沈辰低头含住她的嘴唇,用行动告诉她这一切都是真的。
他爱她。
他妥协了。
几番提起都让她这么不快,她的委屈,她的眼泪。如果不拍戏让她这么痛苦,那他愿意做那个后退忍让的人。
她去追寻她的梦想,他有不喜的地方自己收敛忍让。
想来沈家秦家齐家,加起来总能为她保驾护航。她想拍戏就好好拍戏,其它突发情况水来土掩,兵来将挡。
窗外的风呼啸的几乎一夜未歇,昨晚后来又随着他的性子折腾到很晚,早起的时候两人不出意外的都有点鼻塞感冒。
沈辰泡好了药端到床边让她饮下,叮嘱她在家好好休息,自己驱车外行。
今晚自己的父母要以亲家的身份和秦甜父母见面,他不希望这件事出一点差错。
晚上宾主尽欢。
秦甜头昏脑胀的坐在餐椅上和沈辰一起充当背景板,两家父母从初次见面的寒暄到正式开始交谈,然后又议起亲事,均是一脸和气其乐融融。
秦甜估摸着自己有点发热,不敢声张,尽量维持着清醒暗中观察沈辰的父母。
第一次见他们,沈父和她想象的不太一样,眉目疏朗,气质雅正,沈辰的长相,竟然大半肖似父亲。
而沈母,五官也是好看的。只是到了年纪,些微有些发福,面上看上去十分尊荣,举止言谈却透着亲切,讲话的语调听起来让人十分舒服。
秦甜仔细瞧着,也能从沈辰的脸上看出沈母五官的影子。大约年轻时也是个殊妍丽色的美人,所以加上沈父,才生出沈秘书这么容貌出色的儿子。
沈母察觉到秦甜的目光,对上她的眸子里欢喜慈爱,从包里拿出一个盒子道是初次见面的礼物。
秦甜看了父母一眼恭敬接过,打开来看里面是一副颜色极正的玉镯。
沈母含笑道:“这是我结婚的时候我母亲给我的,也是她当年结婚的时候我外婆给她的,现在我把它送给你。”
一副手镯,秦甜捧在手上顿觉沉甸甸的重量。
历经三代人的传承,现在交到了她的手上。况且依她粗略的一看,玉镯通体碧翠,外观无一丝杂色,本身价值怕是还要在她腕上戴着的这只之上。

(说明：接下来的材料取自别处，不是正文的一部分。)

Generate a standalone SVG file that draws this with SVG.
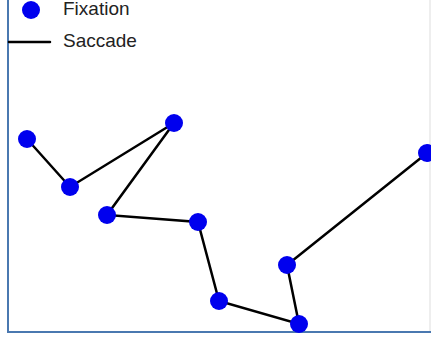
<svg xmlns="http://www.w3.org/2000/svg" width="431" height="343" viewBox="0 0 431 343">
<style>
.fix{fill:#0000ee;}
.sac{stroke:#000;stroke-width:2.5;fill:none;stroke-linecap:round;}
.lbl{font-family:"Liberation Sans",Arial,sans-serif;font-size:19px;fill:#222;}
.frame{stroke:#4a78b0;stroke-width:2;fill:none;}
</style>
<rect width="431" height="343" fill="#fff"/>
<g id="frame">
<line class="frame" x1="8" y1="0" x2="8" y2="332"/>
<line class="frame" x1="7" y1="332" x2="431" y2="332"/>
<line x1="430" y1="0" x2="430" y2="331" stroke="#ddd" stroke-width="1"/>
</g>
<g id="legend">
<circle class="fix" cx="31" cy="10" r="9"/>
<text class="lbl" x="63" y="15">Fixation</text>
<line class="sac" x1="9" y1="42" x2="50" y2="42" stroke-linecap="butt"/>
<text class="lbl" x="63" y="47">Saccade</text>
</g>
<g id="connectors">
<polyline class="sac" points="27,139 70,187 174,123 107,215 198,222 219,301 299,324 287,265 427,153"/>
</g>
<g id="f1"><circle class="fix" cx="27" cy="139" r="9"/></g>
<g id="f2"><circle class="fix" cx="70" cy="187" r="9"/></g>
<g id="f3"><circle class="fix" cx="174" cy="123" r="9"/></g>
<g id="f4"><circle class="fix" cx="107" cy="215" r="9"/></g>
<g id="f5"><circle class="fix" cx="198" cy="222" r="9"/></g>
<g id="f6"><circle class="fix" cx="219" cy="301" r="9"/></g>
<g id="f7"><circle class="fix" cx="299" cy="324" r="9"/></g>
<g id="f8"><circle class="fix" cx="287" cy="265" r="9"/></g>
<g id="f9"><circle class="fix" cx="427" cy="153" r="9"/></g>
</svg>
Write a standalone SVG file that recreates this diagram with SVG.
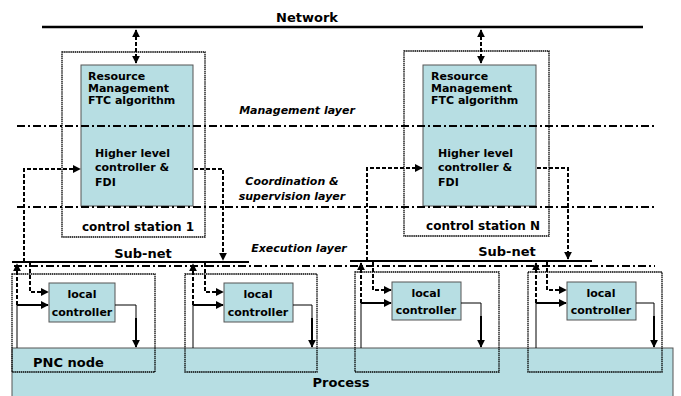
<svg xmlns="http://www.w3.org/2000/svg" width="681" height="396" viewBox="0 0 681 396">
<style>
text{font-family:"DejaVu Sans","Liberation Sans",sans-serif;font-weight:bold;fill:#000}
.t11{font-size:11px}
.t12{font-size:12px}
.t13{font-size:13px}
.it{font-style:italic;font-size:11px}
.teal{fill:#b7dee3;stroke:#555;stroke-width:1}
.outer{fill:none;stroke:#000;stroke-width:1.3;stroke-dasharray:1.5 0.6}
.layer{fill:none;stroke:#000;stroke-width:2;stroke-dasharray:8 3 2 3}
.dash{fill:none;stroke:#000;stroke-width:2;stroke-dasharray:4 2}
.solid{fill:none;stroke:#000;stroke-width:2}
.thin{fill:none;stroke:#000;stroke-width:1}
</style>
<defs>
<marker id="ah" viewBox="0 0 10 10" refX="9" refY="5" markerWidth="4" markerHeight="4" orient="auto-start-reverse" markerUnits="strokeWidth">
<path d="M0,0 L10,5 L0,10 z" fill="#000"/>
</marker>
</defs>

<g id="process">
<rect x="12" y="348" width="661" height="50" class="teal"/>
<text class="t13" x="341" y="387" text-anchor="middle">Process</text>
</g>

<g id="network">
<line x1="42" y1="27" x2="643" y2="27" stroke="#000" stroke-width="2.5"/>
<text class="t13" x="307" y="22" text-anchor="middle">Network</text>
</g>

<g id="station1">
<rect x="62" y="52" width="143" height="185" class="outer" fill="#fff"/>
<rect x="81" y="65" width="112" height="141" class="teal"/>
<text class="t11" x="88" y="80">Resource</text>
<text class="t11" x="88" y="92">Management</text>
<text class="t11" x="88" y="104">FTC algorithm</text>
<text class="t11" x="95" y="157">Higher level</text>
<text class="t11" x="95" y="171">controller &amp;</text>
<text class="t11" x="95" y="186">FDI</text>
<text class="t12" x="138" y="231" text-anchor="middle">control station 1</text>
</g>

<g id="stationN">
<rect x="404" y="51" width="145" height="185" class="outer" fill="#fff"/>
<rect x="423" y="65" width="113" height="141" class="teal"/>
<text class="t11" x="431" y="80">Resource</text>
<text class="t11" x="431" y="92">Management</text>
<text class="t11" x="431" y="104">FTC algorithm</text>
<text class="t11" x="438" y="157">Higher level</text>
<text class="t11" x="438" y="171">controller &amp;</text>
<text class="t11" x="438" y="186">FDI</text>
<text class="t12" x="483" y="230" text-anchor="middle">control station N</text>
</g>

<g id="layers">
<line x1="17" y1="126" x2="655" y2="126" class="layer"/>
<line x1="17" y1="207" x2="655" y2="207" class="layer"/>
<line x1="14" y1="266" x2="655" y2="266" class="layer"/>
<text class="it" x="297" y="114" text-anchor="middle">Management layer</text>
<text class="it" x="292" y="185" text-anchor="middle">Coordination &amp;</text>
<text class="it" x="292" y="200" text-anchor="middle">supervision layer</text>
<text class="it" x="299" y="252" text-anchor="middle">Execution layer</text>
</g>

<g id="subnets">
<line x1="12" y1="262" x2="249" y2="262" class="solid"/>
<line x1="350" y1="261" x2="592" y2="261" class="solid"/>
<text class="t13" x="143" y="258" text-anchor="middle">Sub-net</text>
<text class="t13" x="507" y="256" text-anchor="middle">Sub-net</text>
</g>

<g id="node1">
<rect x="12" y="274" width="143" height="98" class="outer"/>
<rect x="49" y="283" width="66" height="39" class="teal"/>
<text class="t11" x="82" y="298" text-anchor="middle">local</text>
<text class="t11" x="82" y="316" text-anchor="middle">controller</text>
<text class="t13" x="33" y="367">PNC node</text>
</g>
<g id="node2">
<rect x="185" y="274" width="132" height="98" class="outer"/>
<rect x="224" y="283" width="69" height="39" class="teal"/>
<text class="t11" x="258" y="298" text-anchor="middle">local</text>
<text class="t11" x="258" y="316" text-anchor="middle">controller</text>
</g>
<g id="node3">
<rect x="355" y="272" width="144" height="100" class="outer"/>
<rect x="392" y="282" width="69" height="38" class="teal"/>
<text class="t11" x="426" y="297" text-anchor="middle">local</text>
<text class="t11" x="426" y="314" text-anchor="middle">controller</text>
</g>
<g id="node4">
<rect x="528" y="272" width="134" height="100" class="outer"/>
<rect x="567" y="282" width="69" height="38" class="teal"/>
<text class="t11" x="601" y="297" text-anchor="middle">local</text>
<text class="t11" x="601" y="314" text-anchor="middle">controller</text>
</g>

<g id="connectors">
<line x1="136" y1="30" x2="136" y2="63" class="dash" marker-start="url(#ah)" marker-end="url(#ah)"/>
<line x1="481" y1="30" x2="481" y2="63" class="dash" marker-start="url(#ah)" marker-end="url(#ah)"/>
<polyline points="24,262 24,169 80,169" class="dash" marker-end="url(#ah)"/>
<polyline points="194,169 223,169 223,260" class="dash" marker-end="url(#ah)"/>
<polyline points="367,261 367,168 422,168" class="dash" marker-end="url(#ah)"/>
<polyline points="537,168 568,168 568,259" class="dash" marker-end="url(#ah)"/>

<line x1="17" y1="305" x2="17" y2="264" class="dash" marker-end="url(#ah)"/>
<line x1="17" y1="305" x2="17" y2="348" class="thin"/>
<line x1="17" y1="305" x2="48" y2="305" class="solid" marker-end="url(#ah)"/>
<polyline points="30,263 30,292 48,292" class="dash" marker-end="url(#ah)"/>
<polyline points="115,305 136,305 136,347" class="thin"/>
<line x1="136" y1="318" x2="136" y2="347" class="solid" marker-end="url(#ah)"/>

<line x1="193" y1="305" x2="193" y2="264" class="dash" marker-end="url(#ah)"/>
<line x1="193" y1="305" x2="193" y2="348" class="thin"/>
<line x1="193" y1="305" x2="223" y2="305" class="solid" marker-end="url(#ah)"/>
<polyline points="205,263 205,292 223,292" class="dash" marker-end="url(#ah)"/>
<polyline points="293,305 312,305 312,347" class="thin"/>
<line x1="312" y1="318" x2="312" y2="347" class="solid" marker-end="url(#ah)"/>

<line x1="361" y1="303" x2="361" y2="263" class="dash" marker-end="url(#ah)"/>
<line x1="361" y1="303" x2="361" y2="348" class="thin"/>
<line x1="361" y1="303" x2="391" y2="303" class="solid" marker-end="url(#ah)"/>
<polyline points="373,262 373,290 391,290" class="dash" marker-end="url(#ah)"/>
<polyline points="461,303 481,303 481,347" class="thin"/>
<line x1="481" y1="316" x2="481" y2="347" class="solid" marker-end="url(#ah)"/>

<line x1="536" y1="303" x2="536" y2="263" class="dash" marker-end="url(#ah)"/>
<line x1="536" y1="303" x2="536" y2="348" class="thin"/>
<line x1="536" y1="303" x2="566" y2="303" class="solid" marker-end="url(#ah)"/>
<polyline points="547,262 547,290 566,290" class="dash" marker-end="url(#ah)"/>
<polyline points="636,303 654,303 654,347" class="thin"/>
<line x1="654" y1="316" x2="654" y2="347" class="solid" marker-end="url(#ah)"/>
</g>
</svg>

她看了沈辰一眼,沈辰微微点头。她只好硬着头皮接下,珍重的将它放好。
两家长辈看了都十分满意,再议起亲事更加和谐。
近九点的时候终于议的差不多,沈辰和秦甜将沈父沈母送到酒店门口。
外面起了风,一阵一阵,还参着些许寒意。秦甜迎面吹了一会,更觉身上冷热交替,头晕脑胀,站着竟有些摇摇晃晃。
沈母在她旁边第一时间发现了她的不对,温声道:“怎么了?”
“哪里不舒服吗?”
秦甜张口欲答,忽然闻到近在咫尺的秦母身上传来的香味。明明之前一直都未有察觉,现在却觉得香味异常,浓烈扑鼻。
胃里的恶心感控制不住的上涌,她再也忍不住,跑到一旁的花丛呕吐起来。
大家的脸色都出现了些许变化。
沈辰立刻跟了过去,不一会酒店侍从送来一瓶水,秦甜吐完漱了口半天才缓过劲来。
沈父的车停到了酒店门口。
见秦甜有所好转,他和秦父秦母告别后别有深意的看了沈辰一眼,沈母随之上了车。
送秦父秦母回酒店的路上,秦母和秦甜坐在后座,沈辰开车。
车内沉默半晌,秦母道:“去医院看过了吗?”
“多久了?”
秦甜靠躺着座椅,胃里的恶心感还在翻涌。
沈辰不紧不慢道:“明天我带她去看一下。”
“昨晚睡觉没关窗,她可能有点发烧。”刚刚他摸了下她的额头,有点烫。
秦母伸手探了一下,确实温度不对。但她也不敢完全放松心神,想着以防万一,道:“直接先去医院吧,开点药也好。”